Еще одно мрачное открытие сперва подтвердило эту гипотезу; оно устанавливало прямую связь между двумя преступлениями: на следующий день недалеко от того места, где встретил свою смерть водитель грузовика, муниципальный дворник нашел куклу-марионетку. Загадочным образом на кукле — Сапожнике — нашлись только отпечатки пальцев кукловода, словно перед смертью он отшвырнул этот другой «рабочий инструмент» на десять с лишним километров — во что могли поверить разве только любители «Секретных материалов». Более разумной казалась версия Клюзо: убийца принял меры предосторожности — либо надел перчатки, либо использовал пинцет.
Мне было любопытно услышать свидетельство мсье Леонара, которому удалось, если можно так выразиться, напрямую соприкоснуться с первым преступлением. Внимательно и не без интереса прочитав две полосы «Йоннского республиканца», посвященные этому делу, я решил пригласить его пообедать в среду днем в «Таверну» мэтра Кантера — уточнить подробности, а заодно продолжить наше интервью. Это оказалось не таким простым делом: он был страшно занят; как он сказал мне по телефону, столько работы у него не было последние десять лет.

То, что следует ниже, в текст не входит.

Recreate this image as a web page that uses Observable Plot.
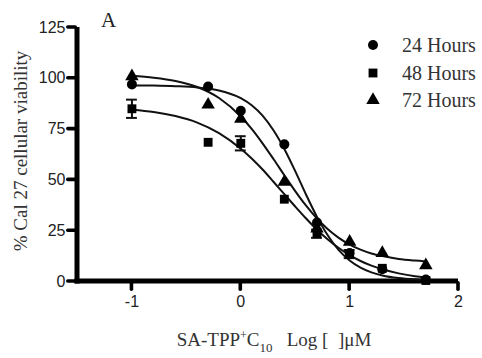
<!DOCTYPE html>
<html>
<head>
<meta charset="utf-8">
<script src="https://cdn.jsdelivr.net/npm/d3@7"></script>
<script src="https://cdn.jsdelivr.net/npm/@observablehq/plot@0.6"></script>
<style>
  html, body { margin: 0; background: #fff; overflow: hidden; }
  #wrap { position: relative; width: 482px; height: 358px; background: #fff; overflow: hidden; }
  .serif { font-family: "Liberation Serif", "DejaVu Serif", serif; color: #222; position: absolute; white-space: nowrap; line-height: 1; }
</style>
</head>
<body>
<div id="wrap"></div>
<script>
// Measured data (log concentration, % viability)
const logConc = [-1, -0.3, 0, 0.4, 0.7, 1, 1.3, 1.7];
const h24 = [97, 96, 84, 67.5, 29, 14, 6, 1];
const h48 = [85, 68.5, 68, 40.5, 23.5, 13.5, 6.5, 0.5];
const h72 = [101, 87, 80, 49, 26, 19.5, 14, 8];
const err48 = [4.5, 0, 3.5, 0, 2, 2, 0, 0];

// Fitted curves
const curveX = [-1, -0.8, -0.6, -0.4, -0.2, 0, 0.1, 0.2, 0.3, 0.4, 0.5, 0.6, 0.7, 0.8, 0.9, 1.0, 1.1, 1.2, 1.3, 1.45, 1.6, 1.7];
const fit24 = [96.5, 96.4, 96.1, 95.5, 94.0, 90.2, 86.7, 81.6, 74.4, 65.2, 54.3, 42.7, 31.8, 22.6, 15.4, 10.3, 6.8, 4.5, 3.0, 1.7, 1.1, 0.9];
const fit48 = [84.5, 83.4, 81.4, 78.2, 73.0, 65.3, 60.5, 55.1, 49.1, 43.0, 36.9, 31.0, 25.5, 20.7, 16.5, 13.0, 10.1, 7.8, 6.0, 4.0, 2.6, 2.0];
const fit72 = [101.2, 100.3, 98.7, 95.7, 90.3, 81.2, 75.1, 68.0, 60.3, 52.3, 44.5, 37.3, 31.0, 25.7, 21.5, 18.2, 15.7, 13.8, 12.5, 11.1, 10.3, 9.9];

const seriesNames = ["24 Hours", "48 Hours", "72 Hours"];
const seriesSymbols = ["circle", "square", "triangle"];
const yTicks = [0, 25, 50, 75, 100, 125];
const xTicks = [-1, 0, 1, 2];
const xDomain = [-1.5, 2];
const yDomain = [0, 125];

const allValues = [h24, h48, h72];
const allFits = [fit24, fit48, fit72];

const points = [];
allValues.forEach((vals, s) => vals.forEach((v, i) => points.push({x: logConc[i], y: v, s: seriesNames[s]})));
const curves = [];
allFits.forEach((vals, s) => vals.forEach((v, i) => curves.push({x: curveX[i], y: v, s: seriesNames[s]})));
const errs = logConc.map((x, i) => ({x, y: h48[i], e: err48[i]})).filter(d => d.e > 0);
const capHalf = 0.05; // half-width of error-bar caps, in x units
const caps = errs.flatMap(d => [{x: d.x, y: d.y + d.e}, {x: d.x, y: d.y - d.e}]);

const R = 5;

const chart = Plot.plot({
  width: 482,
  height: 358,
  marginLeft: 77,
  marginRight: 24,
  marginTop: 27,
  marginBottom: 77,
  x: { domain: xDomain },
  y: { domain: yDomain },
  symbol: { domain: seriesNames, range: seriesSymbols },
  marks: [
    // heavy axis lines drawn as filled bars
    Plot.rect([0], { x1: xDomain[0], x2: xDomain[1], y1: yDomain[0], y2: yDomain[0], insetTop: -2.5, insetBottom: -2.5, insetLeft: -2.5, fill: "#000" }),
    Plot.rect([0], { x1: xDomain[0], x2: xDomain[0], y1: yDomain[0], y2: yDomain[1], insetLeft: -2.5, insetRight: -2.5, insetBottom: -2.5, fill: "#000" }),
    // heavy tick marks
    Plot.rect(yTicks, { y1: d => d, y2: d => d, x1: xDomain[0], x2: xDomain[0], insetTop: -1.8, insetBottom: -1.8, insetLeft: -11, rx: 1.8, fill: "#000" }),
    Plot.rect(xTicks, { x1: d => d, x2: d => d, y1: yDomain[0], y2: yDomain[0], insetLeft: -1.8, insetRight: -1.8, insetBottom: -10, rx: 1.8, fill: "#000" }),
    // tick labels
    Plot.axisY(yTicks, { tickSize: 0, tickPadding: 12, label: null, fontSize: 16, fill: "#222" }),
    Plot.axisX(xTicks, { tickSize: 0, tickPadding: 14, label: null, fontSize: 16, fill: "#222", tickFormat: d => String(d) }),
    Plot.line(curves, { x: "x", y: "y", z: "s", curve: "monotone-x", stroke: "#111", strokeWidth: 2 }),
    Plot.ruleX(errs, { x: "x", y1: d => d.y - d.e, y2: d => d.y + d.e, stroke: "#111", strokeWidth: 2 }),
    Plot.ruleY(caps, { y: "y", x1: d => d.x - capHalf, x2: d => d.x + capHalf, stroke: "#111", strokeWidth: 2 }),
    Plot.dot(points, { x: "x", y: "y", symbol: "s", r: R, fill: "#000", stroke: "none" })
  ]
});
d3.select(chart).attr("font-family", "Liberation Sans, Arial, sans-serif");

const wrap = document.getElementById("wrap");
wrap.appendChild(chart);

// Title "A"
const title = document.createElement("div");
title.className = "serif";
title.style.cssText = "left:101px; top:10px; font-size:21px;";
title.textContent = "A";
wrap.appendChild(title);

// Y label (rotated, centred on x=20, y=151)
const yl = document.createElement("div");
yl.className = "serif";
yl.style.cssText = "left:0px; top:0px; font-size:19px; color:#333; transform-origin: 0 0;";
yl.textContent = "% Cal 27 cellular viability";
wrap.appendChild(yl);
const ylW = yl.getBoundingClientRect().width, ylH = yl.getBoundingClientRect().height;
yl.style.transform = `translate(${20 - ylH / 2}px, ${151 + ylW / 2}px) rotate(-90deg)`;

// X label (centred on x=274)
const xl = document.createElement("div");
xl.className = "serif";
xl.style.cssText = "left:0px; top:329px; font-size:19px; color:#333;";
xl.innerHTML = 'SA-TPP<span style="font-size:12px; vertical-align:7px">+</span>C<span style="font-size:13px; vertical-align:-6px">10</span>&nbsp;&nbsp; Log [&nbsp; ]μM';
wrap.appendChild(xl);
xl.style.left = (274 - xl.getBoundingClientRect().width / 2) + "px";

// Legend (small symbol + label per row)
const symMap = { circle: d3.symbolCircle, square: d3.symbolSquare, triangle: d3.symbolTriangle };
seriesNames.forEach((name, i) => {
  const cy = 45 + i * 27.5;
  const sym = document.createElementNS("http://www.w3.org/2000/svg", "svg");
  sym.setAttribute("width", 16); sym.setAttribute("height", 16);
  sym.style.cssText = `position:absolute; left:365px; top:${cy - 8}px;`;
  const p = document.createElementNS("http://www.w3.org/2000/svg", "path");
  p.setAttribute("transform", "translate(8,8)");
  p.setAttribute("d", d3.symbol(symMap[seriesSymbols[i]], Math.PI * R * R)());
  p.setAttribute("fill", "#000");
  sym.appendChild(p);
  wrap.appendChild(sym);
  const t = document.createElement("div");
  t.className = "serif";
  t.style.cssText = `left:402px; top:${cy + 7 - 0.8375 * 20}px; font-size:20px; color:#333;`;
  t.textContent = name;
  wrap.appendChild(t);
});
</script>
</body>
</html>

Дело было не только в том, что эта неделя выдалась одной из самых урожайных на преступления в Оксерре, но еще и в том, что стояла страшная жара — а любой медик (особенно судебно-медицинский эксперт) объяснит вам, что жара благоприятствует сердечным приступам, а значит, и смертям — в данном случае, естественным. И не только у стариков. В течение одной только ночи, последовавшей за смертью водителя грузовика, когда температура поднялась до тридцати пяти градусов, умерли от инфарктов шесть человек — пятеро мужчин и одна женщина, в возрасте от сорока до пятидесяти, ведшие активный и даже весьма активный образ жизни. Среди них, по иронии судьбы, оказался и один провинциальный танатопрактик. Из-за того, что на каждого «клиента» требуется, как минимум, два часа работы, как объяснил мне мсье Леонар, у него сейчас так мало свободного времени.
Я сидел за одним из столиков, по случаю теплой погоды вынесенных на тротуар, когда, около часу дня, заметил молодого человека, которого видел в прошлый раз. Держа свой красный мотоциклетный шлем под мышкой, он прошел в глубь зала. Я тут же с радостью предположил, что сейчас состоится очередное собрание юных интеллектуалов, и, поскольку Карим, болтавший с клиенткой, еще не подошел принять у меня заказ, я вошел внутрь и сел как можно ближе к небольшому зальчику, смежному с основным. Радостный гул, доносившийся оттуда, убедил меня в том, что я не ошибся. Сначала я ничего не разбирал — шел общий разговор; затем раздался голос девушки «бесебеже»,[37]которая, явно чтобы произвести на окружающих впечатление, не скупилась на грубые выражения и столь же грубый смех. Она рассказывала о пристрастии своих родителей к Элвису Пресли: футболки, кепки, старые пластинки, компакт-диски — весь дом забит этими предметами культа! Осталось только покупать кетчуп с кумиром на этикетке! Кроме того, они через месяц собираются осуществить мечту всей своей гребаной жизни: отправиться на «Харлее-Дэвидсоне» в Мемфис, штат Теннесси, где родился и умер их кумир.